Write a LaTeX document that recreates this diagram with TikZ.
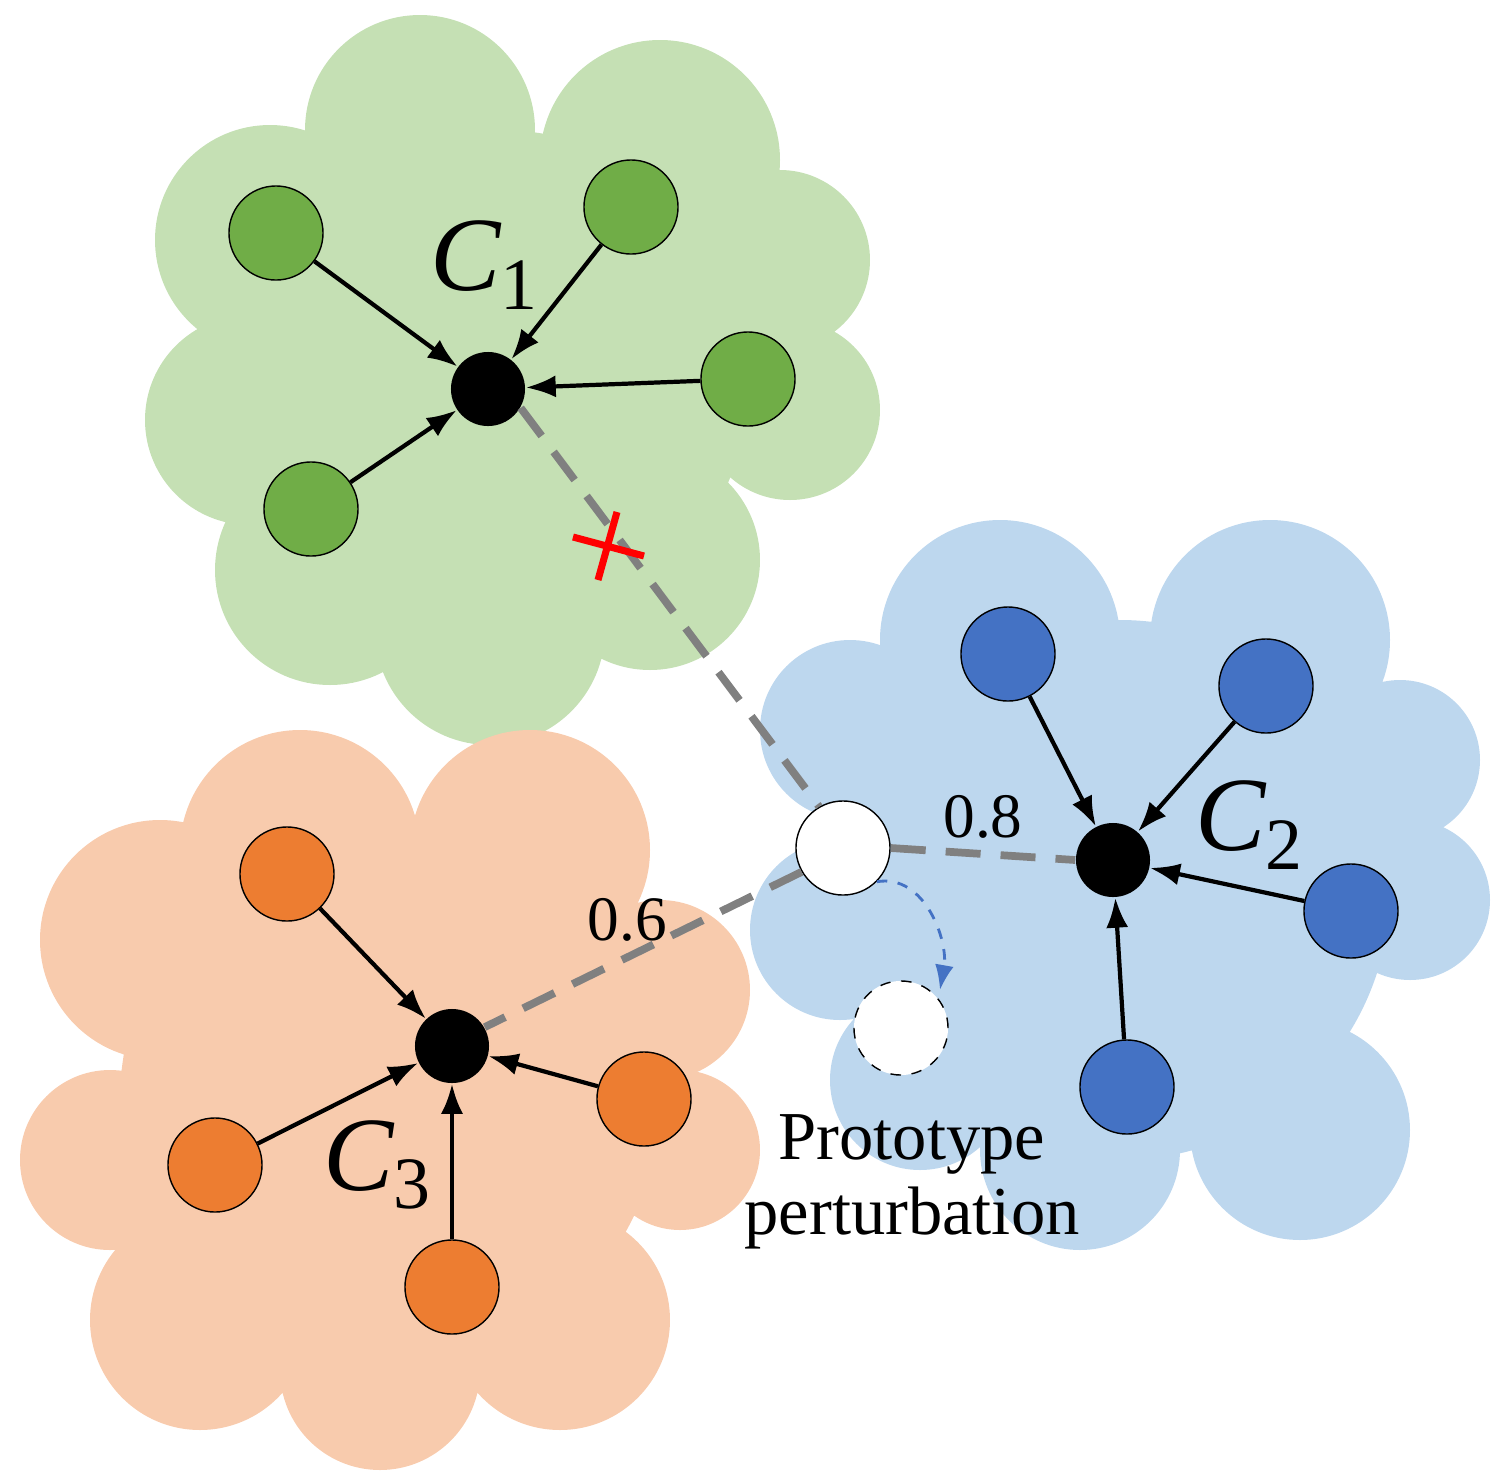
\documentclass[tikz,border=0pt]{standalone}
\usepackage{fontspec}
\setmainfont{Liberation Serif}
\usetikzlibrary{arrows.meta}
\begin{document}
\begin{tikzpicture}[x=0.01cm,y=-0.01cm,
 pt/.style={circle,draw=black,thin,minimum size=0.94cm,inner sep=0pt},
 ctr/.style={circle,fill=black,minimum size=0.74cm,inner sep=0pt},
 arr/.style={-{Latex[length=0.3cm,width=0.22cm]},line width=1.2pt},
 gdash/.style={draw=gray,line width=2.2pt,dash pattern=on 0.35cm off 0.2cm},
 lab/.style={font=\fontsize{30}{30}\selectfont\itshape}]
\useasboundingbox (0,0) rectangle (1511,1484);
\definecolor{gr}{RGB}{112,173,71}\definecolor{bl}{RGB}{68,114,196}\definecolor{og}{RGB}{237,125,49}
\definecolor{gc}{RGB}{197,224,180}\definecolor{bc}{RGB}{189,215,238}\definecolor{oc}{RGB}{248,203,173}
% clouds
\fill[gc] (500,380) circle (250) (420,130) circle (115) (660,160) circle (120) (270,240) circle (115) (780,260) circle (90) (790,410) circle (90) (250,420) circle (105) (330,570) circle (115) (490,630) circle (115) (650,560) circle (110);
\fill[bc] (1120,890) circle (270) (1000,640) circle (120) (1270,640) circle (120) (1400,760) circle (80) (1410,900) circle (80) (850,730) circle (90) (840,930) circle (90) (920,1080) circle (90) (1080,1150) circle (100) (1300,1130) circle (110);
\fill[oc] (390,1100) circle (270) (300,850) circle (120) (530,850) circle (120) (160,940) circle (120) (660,990) circle (90) (110,1160) circle (90) (680,1150) circle (80) (200,1320) circle (110) (380,1370) circle (100) (560,1320) circle (110);
% green
\node[ctr] (c1) at (488,389) {};
\foreach \n/\p in {g1/{(276,233)},g2/{(631,207)},g3/{(748,379)},g4/{(311,509)}}{\node[pt,fill=gr] (\n) at \p {}; \draw[arr] (\n) -- (c1);}
\node[lab] at (485,265) {C\textsubscript{\upshape 1}};
\node[ctr] (c2) at (1113,860) {};
\foreach \n/\p in {b1/{(1008,654)},b2/{(1266,686)},b3/{(1351,911)},b4/{(1127,1087)}}{\node[pt,fill=bl] (\n) at \p {}; \draw[arr] (\n) -- (c2);}
\node[lab] at (1250,825) {C\textsubscript{\upshape 2}};
\node[ctr] (c3) at (452,1046) {};
\foreach \n/\p in {o1/{(287,874)},o2/{(215,1165)},o3/{(452,1287)},o4/{(644,1099)}}{\node[pt,fill=og] (\n) at \p {}; \draw[arr] (\n) -- (c3);}
\node[lab] at (378,1165) {C\textsubscript{\upshape 3}};
% prototype
\node[pt,fill=white] (w) at (843,848) {};
\node[pt,fill=white,dashed] (wd) at (901,1028) {};
\draw[gdash] (c1.-30) -- (w.120);
\draw[gdash] (w.0) -- node[above,black,font=\fontsize{18}{18}\selectfont]{0.8} (c2.180);
\draw[gdash] (w.-150) -- node[above,black,font=\fontsize{18}{18}\selectfont,pos=0.55]{0.6} (c3.30);
\draw[red,line width=2pt] (573,537) -- (644,556) (617,512) -- (598,580);
\draw[bl,thick,dashed,-{Latex[length=0.25cm]}] (w.-45) to[out=10,in=80] (940,990);
\node[font=\fontsize{19.5}{21.5}\selectfont,align=center] at (912,1182) {Prototype\\perturbation};
\end{tikzpicture}
\end{document}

---+---

### INSTRUCTIONS FOR THE TASK
Set the pictures aside and transcribe the data above exactly.

### ANSWER FOR THE TASK
Write a LaTeX document that recreates this diagram with TikZ.
\documentclass[tikz,border=0pt]{standalone}
\usepackage{fontspec}
\setmainfont{Liberation Serif}
\usetikzlibrary{arrows.meta}
\begin{document}
\begin{tikzpicture}[x=0.01cm,y=-0.01cm,
 pt/.style={circle,draw=black,thin,minimum size=0.94cm,inner sep=0pt},
 ctr/.style={circle,fill=black,minimum size=0.74cm,inner sep=0pt},
 arr/.style={-{Latex[length=0.3cm,width=0.22cm]},line width=1.2pt},
 gdash/.style={draw=gray,line width=2.2pt,dash pattern=on 0.35cm off 0.2cm},
 lab/.style={font=\fontsize{30}{30}\selectfont\itshape}]
\useasboundingbox (0,0) rectangle (1511,1484);
\definecolor{gr}{RGB}{112,173,71}\definecolor{bl}{RGB}{68,114,196}\definecolor{og}{RGB}{237,125,49}
\definecolor{gc}{RGB}{197,224,180}\definecolor{bc}{RGB}{189,215,238}\definecolor{oc}{RGB}{248,203,173}
% clouds
\fill[gc] (500,380) circle (250) (420,130) circle (115) (660,160) circle (120) (270,240) circle (115) (780,260) circle (90) (790,410) circle (90) (250,420) circle (105) (330,570) circle (115) (490,630) circle (115) (650,560) circle (110);
\fill[bc] (1120,890) circle (270) (1000,640) circle (120) (1270,640) circle (120) (1400,760) circle (80) (1410,900) circle (80) (850,730) circle (90) (840,930) circle (90) (920,1080) circle (90) (1080,1150) circle (100) (1300,1130) circle (110);
\fill[oc] (390,1100) circle (270) (300,850) circle (120) (530,850) circle (120) (160,940) circle (120) (660,990) circle (90) (110,1160) circle (90) (680,1150) circle (80) (200,1320) circle (110) (380,1370) circle (100) (560,1320) circle (110);
% green
\node[ctr] (c1) at (488,389) {};
\foreach \n/\p in {g1/{(276,233)},g2/{(631,207)},g3/{(748,379)},g4/{(311,509)}}{\node[pt,fill=gr] (\n) at \p {}; \draw[arr] (\n) -- (c1);}
\node[lab] at (485,265) {C\textsubscript{\upshape 1}};
\node[ctr] (c2) at (1113,860) {};
\foreach \n/\p in {b1/{(1008,654)},b2/{(1266,686)},b3/{(1351,911)},b4/{(1127,1087)}}{\node[pt,fill=bl] (\n) at \p {}; \draw[arr] (\n) -- (c2);}
\node[lab] at (1250,825) {C\textsubscript{\upshape 2}};
\node[ctr] (c3) at (452,1046) {};
\foreach \n/\p in {o1/{(287,874)},o2/{(215,1165)},o3/{(452,1287)},o4/{(644,1099)}}{\node[pt,fill=og] (\n) at \p {}; \draw[arr] (\n) -- (c3);}
\node[lab] at (378,1165) {C\textsubscript{\upshape 3}};
% prototype
\node[pt,fill=white] (w) at (843,848) {};
\node[pt,fill=white,dashed] (wd) at (901,1028) {};
\draw[gdash] (c1.-30) -- (w.120);
\draw[gdash] (w.0) -- node[above,black,font=\fontsize{18}{18}\selectfont]{0.8} (c2.180);
\draw[gdash] (w.-150) -- node[above,black,font=\fontsize{18}{18}\selectfont,pos=0.55]{0.6} (c3.30);
\draw[red,line width=2pt] (573,537) -- (644,556) (617,512) -- (598,580);
\draw[bl,thick,dashed,-{Latex[length=0.25cm]}] (w.-45) to[out=10,in=80] (940,990);
\node[font=\fontsize{19.5}{21.5}\selectfont,align=center] at (912,1182) {Prototype\\perturbation};
\end{tikzpicture}
\end{document}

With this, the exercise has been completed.